The new four years agreement allows Morocco to issue fishing licenses to European vessels in water which it does not legally hold, which is against international law, EU Member States opposing the deal have said. Despite criticism from Finland, Ireland, the Netherlands and Sweden, only Sweden voted against while Finland abstained.
“I voted against the fisheries agreement with Morocco because Western Sahara is not part of Moroccan territory according to international law” Swedish Minister of Agriculture Ann-Christin Nykvist told the press after the meeting.
“How can the EU on the one hand support the United Nations resolution and not recognise the annexation of the Western Sahara and on the other hand have a fisheries agreement with Morocco that covers the occupied areas? We want to be a neutral part in solving this conflict,” said Robin Rosenkranz, Swedish agricultural counselor in Brussels, according to the Financial Times.
An International Court of Justice (ICJ) ruling in 1975 found no ties of territorial sovereignty between Western Sahara and either Morocco or Mauritania. Just one month later, Spain signed an agreement with these two countries ‘allowing’ them to occupy the territory. In 1979 Mauritania withdrew, and Morocco invaded the remainder of Western Sahara. International law does not recognise Moroccan sovereignty over Western Sahara, and states that Spain had no authority to transfer administration to another power. The UN and other international institutions in line with international law consider Western Sahara as a non-self-governing territory. At the same time more than 70 states recognise the Saharawi Arab Democratic Republic (SADR), which is also a full member of the African Union.

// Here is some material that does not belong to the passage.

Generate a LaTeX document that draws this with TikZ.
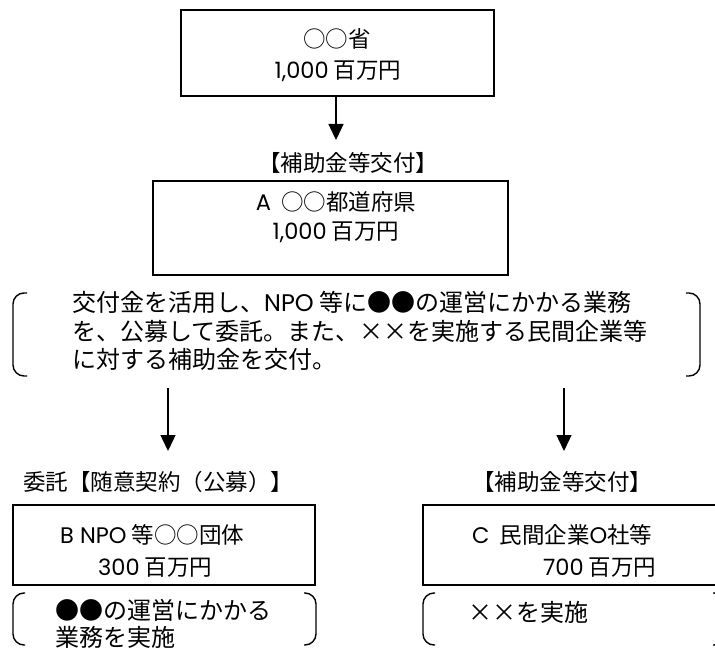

Since the 1970s, the Polisario Front, the army of the indigenous Saharawi people, has changed its’ focus from its liberation struggle from Spain to a war against the Moroccan Army. Western Sahara is rich in natural resources, i.e. minerals, oil and offshore gas as well as fish.
“In recognizing the inalienable rights of the peoples of Non-Self-Governing Territories to the natural resources in their territories, the General Assembly has consistently condemned the exploitation and plundering of natural resources and any economic activities which are detrimental to the interests of the peoples of these territories and deprive them of their legitimate rights over their natural resource.” Hans Corell, Under-Secretary for Legal Affairs to the President of the UN Security Council, January 2002.
EU Fisheries Commissioner Joe Borg defended the agreement in March. “Morocco is the de facto administrator of Western Sahara. So, the Commission proposal is in conformity with the legal opinion of the United Nations issued in January 2002,” he said. Mr Borg also pointed out that, on this issue, the new agreement is the same as the previous EU-Morocco deal. But the Commission promised, in a meeting with Member States in June 2005, to keep West Saharan harbors and waters outside the agreement.
After the signing of the Agreement in July 2005, EU chief negotiator César Deben stated that Western Sahara waters were “under Moroccan administration” and that the Agreement merely replicated previous agreements with Morocco, in stark contrast to international law and the foreign policies of all EU member states.
Subsidies and joint ventures
EU fleets affected by the non-renewal of the previous agreement, terminated in 1999, received compensation amounting to €194 million. These subsidies included support for the scrapping, the permanent transfer of vessels to a non-EU country, the modernisation of the vessels, and socio-economic measures such as training, retraining or early retirement schemes for the crews. Thanks to such subsidies, 40 shrimp trawlers and 12 cephalopods trawlers have since been working in Moroccan waters under fishing joint ventures. Morocco has the most fishing joint ventures of any (non-EU) third country.
The subsidising of these joint ventures was approved by the EU despite warnings by scientists from the Moroccan National Fisheries Research Institute (INRH – Institut National de Recherche Halieutique), as early as the late 1990’s, that species such as shrimps and cephalopods were in danger of overexploitation. Nowadays both stocks are severely over exploited. The new agreement does not include shrimp and cephalopod opportunities.